October 13, 2010 Lehigh Valley, Pa.
Air Products (NYSE: APD), the leading global hydrogen provider, today announced plans to construct a new 180-mile long pipeline connecting its existing Louisiana and Texas hydrogen pipeline systems, creating the world’s largest hydrogen plant and pipeline supply network. This integrated pipeline system will unite over 20 hydrogen plants and over 600 miles of pipelines to supply the Louisiana and Texas refinery and petrochemical industries with over one billion cubic feet of hydrogen per day. The new Gulf Coast hydrogen pipeline network is expected to be operational in mid-2012.
This project allows Air Products to bring multiple benefits to its hydrogen customers. “Air Products’ investment in this pipeline extension demonstrates our hydrogen market leadership and confidence in our Gulf Coast growth opportunities. Connecting our Gulf Coast hydrogen plants via this pipeline will offer our customers in this market enhanced supply capabilities and unmatched reliability of hydrogen supply which is critical to their operations,” said Steve Jones, senior vice president and general manager - Tonnage Gases, Equipment and Energy at Air Products. Jones added that the company evaluated the implementation of an underground storage cavern for hydrogen and was convinced the Gulf Coast pipeline will bring far greater benefits to customers and shareholders.
The new pipeline extension, which is in the project development phase, will connect Air Products’ Texas facilities to the Louisiana system near Baton Rouge. Once complete, Air Products’ hydrogen pipeline supply network will stretch from the Houston Ship Channel in Texas to New Orleans, La.
Air Products continues to add new hydrogen capacity in the Gulf Coast, with recent start-ups of plants in Garyville and Baton Rouge, La. in 2010, as well as a new world-scale hydrogen production plant currently under construction in Luling, La. In addition, Air Products recently acquired and commissioned a new standalone hydrogen plant in Corpus Christi, Tex.
Hydrogen is widely used in petroleum refining processes to remove impurities found in crude oil such as sulfur, olefins and aromatics. Removing these components allows gasoline and diesel to burn cleaner and makes hydrogen a critical component in the production of cleaner fuels needed by modern, efficient internal combustion engines.

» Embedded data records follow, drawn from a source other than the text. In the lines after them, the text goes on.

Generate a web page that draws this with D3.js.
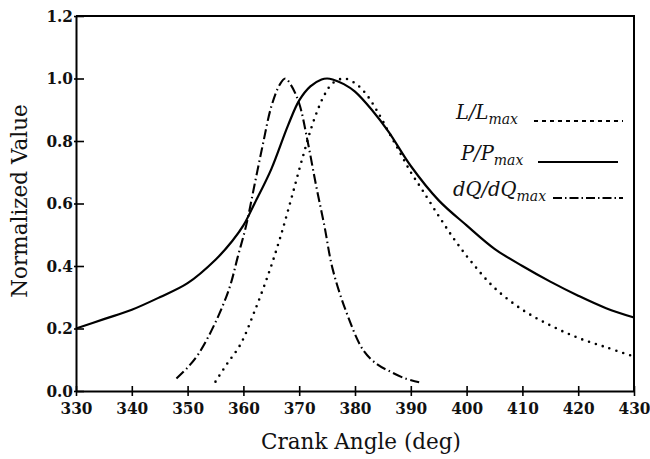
<!DOCTYPE html>
<html>
<head>
<meta charset="utf-8">
<script src="https://cdn.jsdelivr.net/npm/d3@7"></script>
<style>
  html, body { margin: 0; padding: 0; background: #fff; }
  svg text { font-family: "DejaVu Serif", "Liberation Serif", serif; fill: #111; }
</style>
</head>
<body>
<svg id="chart" width="650" height="459"></svg>
<script>
/*** DATA ***/
// P / Pmax (solid)
const pAngle = [330, 335, 340, 345, 350, 355, 358, 360, 362, 365, 368, 370, 372, 374, 375, 376, 378, 380, 383, 386, 390, 395, 400, 405, 410, 415, 420, 425, 430];
const pValue = [0.20, 0.23, 0.26, 0.30, 0.345, 0.42, 0.48, 0.53, 0.60, 0.71, 0.85, 0.93, 0.975, 0.997, 1.0, 0.997, 0.982, 0.958, 0.90, 0.83, 0.72, 0.61, 0.53, 0.455, 0.40, 0.35, 0.305, 0.265, 0.235];

// L / Lmax (dotted)
const lAngle = [355, 357, 359.5, 362, 364.5, 366.5, 368.5, 370.5, 372.7, 374.6, 376, 378, 380, 382, 384, 386, 388, 390, 392, 395, 398, 401, 405, 410, 415, 420, 425, 430];
const lValue = [0.03, 0.085, 0.15, 0.255, 0.375, 0.485, 0.61, 0.74, 0.87, 0.95, 0.985, 1.0, 0.985, 0.95, 0.895, 0.83, 0.765, 0.70, 0.645, 0.56, 0.48, 0.41, 0.33, 0.26, 0.21, 0.17, 0.14, 0.11];

// dQ / dQmax (dash-dot)
const qAngle = [348, 350, 352, 355, 357.5, 359, 360.5, 362, 363.5, 365, 366.5, 367.5, 368.5, 370, 371.5, 373, 374.5, 376, 378.5, 381.5, 384, 386, 389, 391.5];
const qValue = [0.04, 0.075, 0.12, 0.22, 0.33, 0.43, 0.53, 0.66, 0.79, 0.91, 0.98, 1.0, 0.98, 0.92, 0.80, 0.66, 0.53, 0.39, 0.25, 0.13, 0.085, 0.065, 0.04, 0.028];

const xTicks = [330, 340, 350, 360, 370, 380, 390, 400, 410, 420, 430];
const yTicks = [0, 0.2, 0.4, 0.6, 0.8, 1.0, 1.2];

/*** LAYOUT ***/
const margin = {top: 16, right: 16, bottom: 68, left: 76};
const W = 650, H = 459;
const width = W - margin.left - margin.right;
const height = H - margin.top - margin.bottom;
const tickFont = '"DejaVu Serif Condensed", "DejaVu Serif", serif';

const svg = d3.select('#chart');
const g = svg.append('g').attr('transform', `translate(${margin.left},${margin.top})`);

const x = d3.scaleLinear().domain([330, 430]).range([0, width]);
const y = d3.scaleLinear().domain([0, 1.2]).range([height, 0]);

// frame (top and right)
g.append('path')
  .attr('d', `M0,0H${width}V${height}`)
  .attr('fill', 'none').attr('stroke', '#000').attr('stroke-width', 2);

// x axis, ticks crossing the line
const xAxis = g.append('g').attr('transform', `translate(0,${height})`)
  .call(d3.axisBottom(x).tickValues(xTicks).tickFormat(d3.format('d')).tickSize(5).tickSizeOuter(0));
xAxis.selectAll('.tick line').attr('y1', -5).attr('stroke-width', 1.6);
xAxis.select('.domain').attr('stroke-width', 2);
xAxis.selectAll('.tick text').attr('y', 11).attr('dy', '0.71em');

// y axis
const yAxis = g.append('g')
  .call(d3.axisLeft(y).tickValues(yTicks).tickFormat(d3.format('.1f')).tickSize(2).tickSizeOuter(0));
yAxis.selectAll('.tick line').attr('x2', 8).attr('x1', -2).attr('stroke-width', 1.6);
yAxis.select('.domain').attr('stroke-width', 2);
yAxis.selectAll('.tick text').attr('x', -3);

g.selectAll('.tick text')
  .style('font-family', tickFont)
  .style('font-stretch', 'condensed')
  .style('font-weight', 'bold')
  .style('font-size', '17px');

// axis titles
svg.append('text')
  .attr('x', 361).attr('y', 449)
  .attr('text-anchor', 'middle')
  .attr('font-size', 21.5)
  .text('Crank Angle (deg)');

svg.append('text')
  .attr('transform', 'translate(27,201) rotate(-90)')
  .attr('text-anchor', 'middle')
  .attr('font-size', 21.5)
  .text('Normalized Value');

/*** CURVES ***/
const line = d3.line()
  .x(d => x(d[0]))
  .y(d => y(d[1]))
  .curve(d3.curveCatmullRom);

const series = [
  {key: 'P', data: d3.zip(pAngle, pValue), dash: null, width: 2.2, cap: 'butt'},
  {key: 'L', data: d3.zip(lAngle, lValue), dash: '0,7.2', width: 2.6, cap: 'round'},
  {key: 'Q', data: d3.zip(qAngle, qValue), dash: '10,3.5,1.5,3.5', width: 2.1, cap: 'butt'}
];

g.selectAll('path.curve')
  .data(series)
  .enter().append('path')
    .attr('class', 'curve')
    .attr('fill', 'none')
    .attr('stroke', '#000')
    .attr('stroke-width', d => d.width)
    .attr('stroke-linecap', d => d.cap)
    .attr('stroke-dasharray', d => d.dash)
    .attr('d', d => line(d.data));

/*** LEGEND ***/
const legendItems = [
  {num: 'L/L', y: 119, x: 456, x1: 534, x2: 623, dash: '4,4'},
  {num: 'P/P', y: 160, x: 461, x1: 538, x2: 618, dash: null},
  {num: 'dQ/dQ', y: 196, x: 453, x1: 553, x2: 623, dash: '9,3,1.5,3'}
];

const leg = svg.append('g');
legendItems.forEach(it => {
  const t = leg.append('text')
    .attr('x', it.x).attr('y', it.y)
    .attr('font-size', 19.5).attr('font-style', 'italic');
  t.append('tspan').text(it.num);
  t.append('tspan').attr('dy', 5).attr('font-size', 14).text('max');
  leg.append('line')
    .attr('x1', it.x1).attr('x2', it.x2)
    .attr('y1', it.y + 2).attr('y2', it.y + 2)
    .attr('stroke', '#000').attr('stroke-width', 1.8)
    .attr('stroke-dasharray', it.dash);
});
</script>
</body>
</html>
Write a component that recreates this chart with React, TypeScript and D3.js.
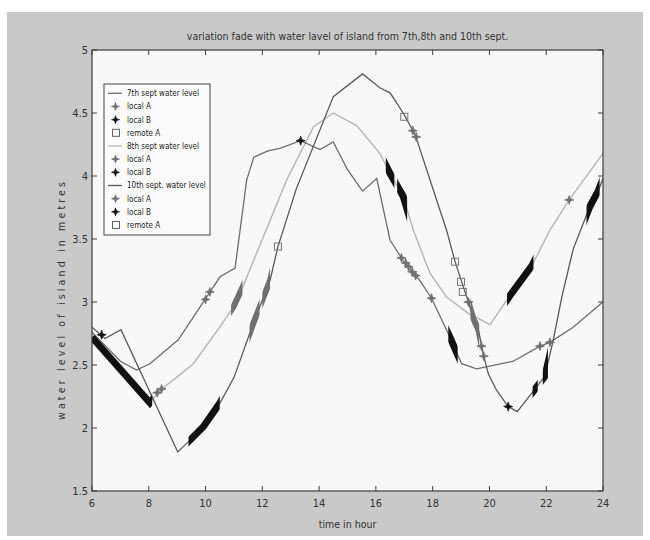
import React from "react";
import * as d3 from "d3";

// ---- data ----
const hoursA = [6, 7.0, 7.57, 8.04, 9.04, 10.04, 10.51, 11.04, 11.45, 11.7, 12.2, 12.62, 13.35, 14.03, 14.5, 15.0, 15.53, 16.03, 16.5, 16.96, 17.55, 17.96, 18.61, 18.9, 19.02, 19.55, 20.84, 21.78, 22.13, 22.95, 23.89, 24];
const levelA = [2.76, 2.53, 2.46, 2.51, 2.70, 3.04, 3.20, 3.27, 3.97, 4.15, 4.20, 4.22, 4.28, 4.21, 4.27, 4.05, 3.88, 3.98, 3.49, 3.33, 3.17, 3.03, 2.72, 2.57, 2.51, 2.47, 2.53, 2.65, 2.68, 2.80, 2.98, 3.0];

const hoursB = [6, 8.04, 8.39, 8.86, 9.57, 10.5, 10.98, 11.33, 12.86, 13.8, 14.5, 15.32, 16.14, 16.5, 16.96, 17.32, 17.9, 18.49, 19.26, 20.02, 20.72, 21.5, 22.13, 22.81, 24];
const levelB = [2.72, 2.20, 2.30, 2.38, 2.51, 2.80, 2.96, 3.13, 3.97, 4.39, 4.50, 4.40, 4.18, 4.02, 3.84, 3.57, 3.23, 3.04, 2.91, 2.82, 3.05, 3.29, 3.57, 3.81, 4.18];

const hoursC = [6, 6.46, 7.02, 9.02, 9.39, 9.92, 10.51, 11.0, 11.68, 12.27, 12.55, 13.2, 14.5, 15.53, 16.14, 16.5, 16.96, 17.38, 18.49, 18.79, 19.08, 19.26, 19.43, 19.61, 19.78, 19.96, 20.25, 20.66, 20.98, 21.54, 21.95, 22.25, 22.55, 22.95, 23.54, 23.83, 24];
const levelC = [2.80, 2.71, 2.78, 1.81, 1.89, 2.01, 2.20, 2.40, 2.83, 3.17, 3.44, 3.90, 4.63, 4.81, 4.70, 4.66, 4.50, 4.33, 3.57, 3.32, 3.12, 3.00, 2.87, 2.78, 2.59, 2.43, 2.30, 2.17, 2.13, 2.29, 2.41, 2.70, 3.04, 3.42, 3.76, 3.88, 3.98];

// sparse markers [hour, level]
const localA_A = [[10.0, 3.02], [10.15, 3.08], [16.9, 3.35], [17.05, 3.31], [17.15, 3.28], [17.28, 3.24], [17.4, 3.21], [17.96, 3.03], [21.78, 2.65], [22.13, 2.68]];
const localB_A = [[13.35, 4.28]];
const localA_B = [[8.3, 2.28], [8.45, 2.31], [22.81, 3.81]];
const localA_C = [[17.3, 4.36], [17.42, 4.31], [19.26, 3.0], [19.72, 2.65], [19.8, 2.57]];
const localB_C = [[6.34, 2.74], [20.66, 2.17]];
const remoteA_C = [[12.55, 3.44], [17.0, 4.47], [18.79, 3.32], [19.0, 3.16], [19.06, 3.08]];

// dense marker runs [fromHour, toHour]
const denseB_A = [[18.55, 18.88]];
const denseB_B = [[6.0, 8.12], [16.35, 16.65], [16.75, 17.1], [20.62, 21.55]];
const denseA_B = [[10.9, 11.3]];
const denseB_C = [[9.4, 10.5], [21.52, 21.7], [21.88, 22.06], [23.42, 23.88]];
const denseA_C = [[11.55, 11.9], [12.0, 12.27], [19.33, 19.64]];

const xTicks = [6, 8, 10, 12, 14, 16, 18, 20, 22, 24];
const yTicks = [1.5, 2, 2.5, 3, 3.5, 4, 4.5, 5];

const legendLabels = [
  "7th sept water level", "local A", "local B", "remote A",
  "8th sept water level", "local A", "local B",
  "10th sept. water level", "local A", "local B", "remote A",
];
const legendKinds = ["lineA", "starA", "starB", "square", "lineB", "starA", "starB", "lineC", "starA", "starB", "square"];

// ---- styles ----
const W = 650, H = 540;
const L = 92, R = 603, T = 50, B = 491;
const FONT = "'Liberation Sans Narrow', 'DejaVu Sans Condensed', 'Liberation Sans', sans-serif";
const colA = "#6c6c6c", colB = "#b4b4b4", colC = "#585858";
const grayMark = "#707070", blackMark = "#111";

function starPath(cx: number, cy: number, r = 4.5, ri = 1.6) {
  const p = d3.path();
  const pts: [number, number][] = [];
  for (let i = 0; i < 8; i++) {
    const a = (Math.PI / 4) * i - Math.PI / 2;
    const rr = i % 2 === 0 ? r : ri;
    pts.push([cx + rr * Math.cos(a), cy + rr * Math.sin(a)]);
  }
  p.moveTo(pts[0][0], pts[0][1]);
  pts.slice(1).forEach((q) => p.lineTo(q[0], q[1]));
  p.closePath();
  return p.toString();
}

export default function App() {
  const x = d3.scaleLinear().domain([6, 24]).range([L, R]);
  const y = d3.scaleLinear().domain([1.5, 5]).range([B, T]);
  const line = d3.line<number[]>().x((d) => x(d[0])).y((d) => y(d[1]));
  const sA = hoursA.map((h, i) => [h, levelA[i]]);
  const sB = hoursB.map((h, i) => [h, levelB[i]]);
  const sC = hoursC.map((h, i) => [h, levelC[i]]);

  const dense: { id: string; d: string; range: number[]; color: string; w: number }[] = [];
  denseA_B.forEach((r, i) => dense.push({ id: `dab${i}`, d: line(sB)!, range: r, color: grayMark, w: 6 }));
  denseA_C.forEach((r, i) => dense.push({ id: `dac${i}`, d: line(sC)!, range: r, color: grayMark, w: 6 }));
  denseB_A.forEach((r, i) => dense.push({ id: `dba${i}`, d: line(sA)!, range: r, color: blackMark, w: 7 }));
  denseB_B.forEach((r, i) => dense.push({ id: `dbb${i}`, d: line(sB)!, range: r, color: blackMark, w: 7 }));
  denseB_C.forEach((r, i) => dense.push({ id: `dbc${i}`, d: line(sC)!, range: r, color: blackMark, w: 7 }));

  const grayStars = [...localA_A, ...localA_B, ...localA_C];
  const blackStars = [...localB_A, ...localB_C];

  const legX = 104, legY = 84, legW = 106, legH = 151;
  const rowY = (i: number) => 93.3 + i * 13.17;

  return (
    <svg width={W} height={H} style={{ position: "absolute", left: 0, top: 0 }} fontFamily={FONT}>
      <rect x={0} y={0} width={W} height={H} fill="#ffffff" />
      <rect x={7} y={12} width={636} height={524} fill="#c9c9c9" />
      <rect x={L} y={T} width={R - L} height={B - T} fill="#f8f8f8" />
      <defs>
        <clipPath id="plotclip">
          <rect x={L} y={T} width={R - L} height={B - T} />
        </clipPath>
        {dense.map((s) => (
          <clipPath id={s.id} key={s.id}>
            <rect x={x(s.range[0])} y={T} width={x(s.range[1]) - x(s.range[0])} height={B - T} />
          </clipPath>
        ))}
      </defs>

      <text x={(L + R) / 2} y={40} textAnchor="middle" fontSize={10.5} fill="#333">
        variation fade with water lavel of island from 7th,8th and 10th sept.
      </text>

      <g clipPath="url(#plotclip)">
        <path d={line(sB)!} fill="none" stroke={colB} strokeWidth={1.4} />
        <path d={line(sA)!} fill="none" stroke={colA} strokeWidth={1.3} />
        <path d={line(sC)!} fill="none" stroke={colC} strokeWidth={1.3} />
        {dense.map((s) => (
          <g key={s.id} clipPath={`url(#${s.id})`}>
            <path d={s.d} fill="none" stroke={s.color} strokeWidth={s.w} />
          </g>
        ))}
        {grayStars.map((p, i) => (
          <path key={`ga${i}`} d={starPath(x(p[0]), y(p[1]))} fill={grayMark} stroke={grayMark} strokeWidth={0.8} />
        ))}
        {blackStars.map((p, i) => (
          <path key={`bb${i}`} d={starPath(x(p[0]), y(p[1]))} fill={blackMark} stroke={blackMark} strokeWidth={0.8} />
        ))}
        {remoteA_C.map((p, i) => (
          <rect key={`sq${i}`} x={x(p[0]) - 3.5} y={y(p[1]) - 3.5} width={7} height={7} fill="none" stroke="#777" strokeWidth={1} />
        ))}
      </g>

      {/* frame */}
      <rect x={L} y={T} width={R - L} height={B - T} fill="none" stroke="#3c3c3c" strokeWidth={1.2} />
      {xTicks.map((t) => (
        <g key={`xt${t}`}>
          <line x1={x(t)} x2={x(t)} y1={B} y2={B - 5} stroke="#3c3c3c" />
          <line x1={x(t)} x2={x(t)} y1={T} y2={T + 5} stroke="#3c3c3c" />
          <text x={x(t)} y={507} textAnchor="middle" fontSize={11} fill="#333">{t}</text>
        </g>
      ))}
      {yTicks.map((t) => (
        <g key={`yt${t}`}>
          <line x1={L} x2={L + 5} y1={y(t)} y2={y(t)} stroke="#3c3c3c" />
          <line x1={R} x2={R - 5} y1={y(t)} y2={y(t)} stroke="#3c3c3c" />
          <text x={88} y={y(t) + 4} textAnchor="end" fontSize={11} fill="#333">{t}</text>
        </g>
      ))}
      <text x={(L + R) / 2} y={528} textAnchor="middle" fontSize={10.5} fill="#333">time in hour</text>
      <text transform={`translate(65,301) rotate(-90)`} textAnchor="middle" fontSize={10.5} fill="#333"
        textLength={238} lengthAdjust="spacing">water level of island in metres</text>

      {/* legend */}
      <rect x={legX} y={legY} width={legW} height={legH} fill="#fbfbfb" stroke="#444" strokeWidth={1} />
      {legendLabels.map((lab, i) => {
        const k = legendKinds[i];
        const cy = rowY(i);
        let sym: React.ReactNode = null;
        if (k === "lineA" || k === "lineB" || k === "lineC") {
          const c = k === "lineA" ? colA : k === "lineB" ? colB : colC;
          sym = <line x1={108} x2={122} y1={cy} y2={cy} stroke={c} strokeWidth={1.3} />;
        } else if (k === "starA") {
          sym = <path d={starPath(115.5, cy, 4, 1.5)} fill={grayMark} stroke={grayMark} strokeWidth={0.6} />;
        } else if (k === "starB") {
          sym = <path d={starPath(115.5, cy, 4, 1.5)} fill={blackMark} stroke={blackMark} strokeWidth={0.6} />;
        } else {
          sym = <rect x={112.5} y={cy - 3.5} width={7} height={7} fill="none" stroke="#666" strokeWidth={1} />;
        }
        return (
          <g key={`lg${i}`}>
            {sym}
            <text x={127} y={cy + 3} fontSize={8} fill="#222">{lab}</text>
          </g>
        );
      })}
    </svg>
  );
}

Globally, Air Products’ hydrogen pipeline operational expertise is evidenced by the 40 year safe operation of its network of systems. Pipelines offer a safe, robust and reliable supply of hydrogen to the refinery and petrochemical industry around the world, and Air Products’ hydrogen pipeline design and operations meet or exceed government requirements. In addition to the Gulf Coast hydrogen pipeline system, Air Products also has hydrogen pipeline networks operating around the world in the U.S. in Southern California; in Canada in Sarnia, Ontario, and Edmonton, Alberta; and in The Netherlands in Rotterdam.
Air Products (NYSE:APD) serves customers in industrial, energy, technology and healthcare markets worldwide with a unique portfolio of atmospheric gases, process and specialty gases, performance materials, and equipment and services. Founded in 1940, Air Products has built leading positions in key growth markets such as semiconductor materials, refinery hydrogen, home healthcare services, natural gas liquefaction, and advanced coatings and adhesives. The company is recognized for its innovative culture, operational excellence and commitment to safety and the environment. In fiscal 2009, Air Products had revenues of $8.3 billion, operations in over 40 countries, and 18,900 employees around the globe. For more information, visit www.airproducts.com.
NOTE: This release may contain forward-looking statements within the safe harbor provisions of the Private Securities Litigation Reform Act of 1995. These forward-looking statements are based on management’s reasonable expectations and assumptions as of the date of this release regarding important risk factors. Actual performance and financial results may differ materially from projections and estimates expressed in the forward-looking statements because of many factors not anticipated by management, including risk factors described in the Company’s Form 10K for its fiscal year ended September 30, 2009.